The bankruptcy filing of First Brands Group in October 2025 highlights the critical importance of prudent position sizing for institutional investors, particularly in highly leveraged, below-investment-grade credits. The auto supplier, carrying $6.1 billion in debt exacerbated by opaque off-balance-sheet financing, saw its broadly syndicated loans plummet by nearly two-thirds in September after lenders refused restructuring. This event led to significant underperformance for several funds with substantial exposure, underscoring how active risk management, such as the SPDR Blackstone Senior Loan ETF's decision to exit its position at a loss, can mitigate severe portfolio impact from such 'land mine' credits.

Analysis

First Brands Group's October 5, 2025 bankruptcy filing underscores the inherent risks in highly leveraged credits.
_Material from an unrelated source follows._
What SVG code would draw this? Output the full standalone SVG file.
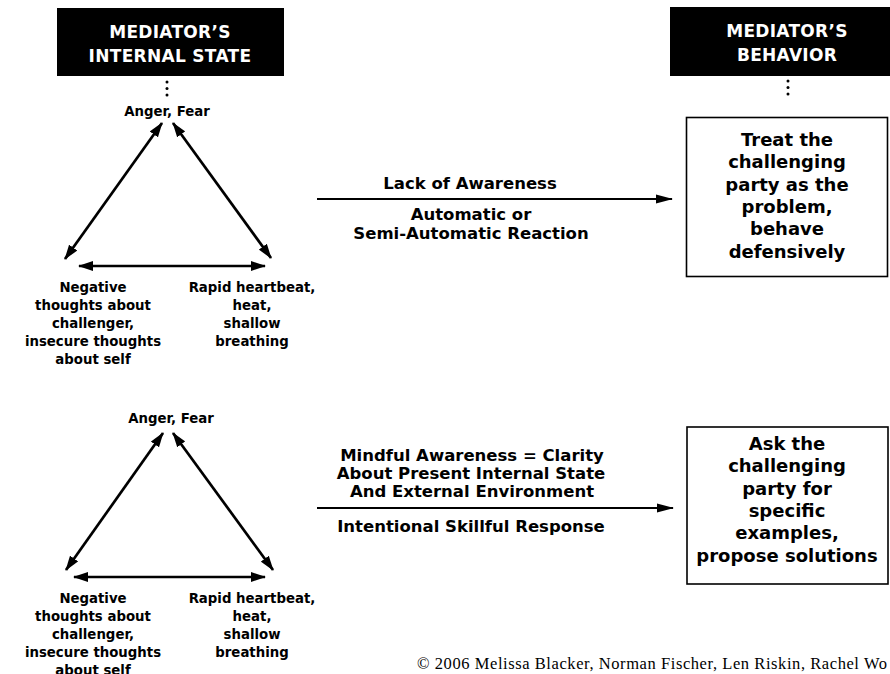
<svg xmlns="http://www.w3.org/2000/svg" width="890" height="674" viewBox="0 0 890 674">
<style>
  .hdr { fill:#000; }
  .hdrtxt { font-family:"DejaVu Sans", sans-serif; font-weight:700; font-size:17px; fill:#fff; text-anchor:middle; letter-spacing:0.3px; }
  .lbl { font-family:"DejaVu Sans", sans-serif; font-weight:700; font-size:13.3px; fill:#000; text-anchor:middle; }
  .big { font-family:"DejaVu Sans", sans-serif; font-weight:700; font-size:18px; fill:#000; text-anchor:middle; }
  .arrlbl { font-family:"DejaVu Sans", sans-serif; font-weight:700; font-size:16.5px; fill:#000; text-anchor:middle; }
  .box { fill:#fff; stroke:#000; stroke-width:1.6; }
  .dbl { stroke:#000; stroke-width:2.7; fill:none; marker-start:url(#ah); marker-end:url(#ah); }
  .one { stroke:#000; stroke-width:2; fill:none; marker-end:url(#ah2); }
  .dot { fill:#000; }
  .copy { font-family:"Liberation Serif", serif; font-size:16.5px; fill:#000; }
</style>
<defs>
  <marker id="ah" markerUnits="userSpaceOnUse" markerWidth="15" markerHeight="11" refX="14" refY="5.5" orient="auto-start-reverse">
    <path d="M0,0.5 L15,5.5 L0,10.5 z" fill="#000"/>
  </marker>
  <marker id="ah2" markerUnits="userSpaceOnUse" markerWidth="17" markerHeight="10" refX="16" refY="5" orient="auto">
    <path d="M0,0.5 L17,5 L0,9.5 z" fill="#000"/>
  </marker>
</defs>
<rect width="890" height="674" fill="#fff"/>

<g id="header-internal">
  <rect class="hdr" x="57" y="8" width="227" height="68"/>
  <text class="hdrtxt" x="170" y="38">MEDIATOR’S</text>
  <text class="hdrtxt" x="170" y="62">INTERNAL STATE</text>
  <circle class="dot" cx="167" cy="82" r="1.5"/>
  <circle class="dot" cx="167" cy="88.5" r="1.5"/>
  <circle class="dot" cx="167" cy="95" r="1.5"/>
</g>

<g id="header-behavior">
  <rect class="hdr" x="670" y="7" width="240" height="69"/>
  <text class="hdrtxt" x="787" y="37">MEDIATOR’S</text>
  <text class="hdrtxt" x="787" y="61">BEHAVIOR</text>
  <circle class="dot" cx="788" cy="81" r="1.5"/>
  <circle class="dot" cx="788" cy="87.5" r="1.5"/>
  <circle class="dot" cx="788" cy="94" r="1.5"/>
</g>

<g id="top-anger">
  <text class="lbl" x="167" y="116">Anger, Fear</text>
</g>
<g id="top-thoughts">
  <text class="lbl" x="93" y="292">Negative</text>
  <text class="lbl" x="93" y="310">thoughts about</text>
  <text class="lbl" x="93" y="328">challenger,</text>
  <text class="lbl" x="93" y="346">insecure thoughts</text>
  <text class="lbl" x="93" y="364">about self</text>
</g>
<g id="top-body">
  <text class="lbl" x="252" y="292">Rapid heartbeat,</text>
  <text class="lbl" x="252" y="310">heat,</text>
  <text class="lbl" x="252" y="328">shallow</text>
  <text class="lbl" x="252" y="346">breathing</text>
</g>
<g id="top-behavior">
  <rect class="box" x="686.5" y="117.5" width="201" height="159"/>
  <text class="big" x="787" y="146">Treat the</text>
  <text class="big" x="787" y="168">challenging</text>
  <text class="big" x="787" y="190.5">party as the</text>
  <text class="big" x="787" y="213">problem,</text>
  <text class="big" x="787" y="235">behave</text>
  <text class="big" x="787" y="257.5">defensively</text>
</g>

<g id="bottom-anger">
  <text class="lbl" x="171" y="423">Anger, Fear</text>
</g>
<g id="bottom-thoughts">
  <text class="lbl" x="93" y="603">Negative</text>
  <text class="lbl" x="93" y="621">thoughts about</text>
  <text class="lbl" x="93" y="639">challenger,</text>
  <text class="lbl" x="93" y="657">insecure thoughts</text>
  <text class="lbl" x="93" y="675">about self</text>
</g>
<g id="bottom-body">
  <text class="lbl" x="252" y="603">Rapid heartbeat,</text>
  <text class="lbl" x="252" y="621">heat,</text>
  <text class="lbl" x="252" y="639">shallow</text>
  <text class="lbl" x="252" y="657">breathing</text>
</g>
<g id="bottom-behavior">
  <rect class="box" x="687" y="427" width="201" height="157"/>
  <text class="big" x="787" y="450">Ask the</text>
  <text class="big" x="787" y="472">challenging</text>
  <text class="big" x="787" y="494.5">party for</text>
  <text class="big" x="787" y="517">specific</text>
  <text class="big" x="787" y="539">examples,</text>
  <text class="big" x="787" y="561.5">propose solutions</text>
</g>

<g id="connectors">
  <line class="dbl" x1="162" y1="123" x2="65" y2="259"/>
  <line class="dbl" x1="173" y1="123" x2="271" y2="258"/>
  <line class="dbl" x1="79" y1="266" x2="265" y2="266"/>
  <line class="dbl" x1="163" y1="433" x2="66" y2="570"/>
  <line class="dbl" x1="173" y1="433" x2="273" y2="570"/>
  <line class="dbl" x1="74" y1="577" x2="265" y2="577"/>
  <line class="one" x1="317" y1="199" x2="672" y2="199"/>
  <line class="one" x1="317" y1="508" x2="673" y2="508"/>
</g>

<g id="label-top-arrow">
  <text class="arrlbl" x="470" y="189">Lack of Awareness</text>
  <text class="arrlbl" x="471" y="220">Automatic or</text>
  <text class="arrlbl" x="471" y="239">Semi-Automatic Reaction</text>
</g>
<g id="label-bottom-arrow">
  <text class="arrlbl" x="472" y="461">Mindful Awareness = Clarity</text>
  <text class="arrlbl" x="471" y="479">About Present Internal State</text>
  <text class="arrlbl" x="472" y="497">And External Environment</text>
  <text class="arrlbl" x="471" y="532">Intentional Skillful Response</text>
</g>

<text class="copy" x="417" y="669" textLength="470" lengthAdjust="spacing">© 2006 Melissa Blacker, Norman Fischer, Len Riskin, Rachel Wo</text>
</svg>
The automotive supplier carried $6.1 billion in debt against $1.1 billion EBITDA, resulting in a leverage ratio exceeding 5x. This was compounded by opaque off-balance-sheet financing maneuvers, such as selling invoices and borrowing against unsold goods, which ultimately led lenders to refuse restructuring. The market reacted sharply, with First Brands' broadly syndicated loans losing nearly two-thirds of their value in just 15 trading days in September. This severe price deterioration significantly impacted funds with exposure; three semi-liquid funds held over 4% of their portfolios in First Brands-related assets, contributing to five out of eight tracked funds underperforming their Morningstar Category median year-to-date. Two of these funds landed in the bottom quintile of their peers, highlighting the direct correlation between concentrated exposure and negative performance. The incident emphasizes the critical importance of prudent position sizing and diversification within the leveraged finance universe. While many funds suffered, the SPDR Blackstone Senior Loan ETF (SRLN) demonstrated effective risk management by exiting its 0.59% position in late September at an estimated $0.35-$0.40, contributing to its top-quartile 4.89% year-to-date return. This proactive measure mitigated significant losses, reinforcing that active management of speculative credits is crucial.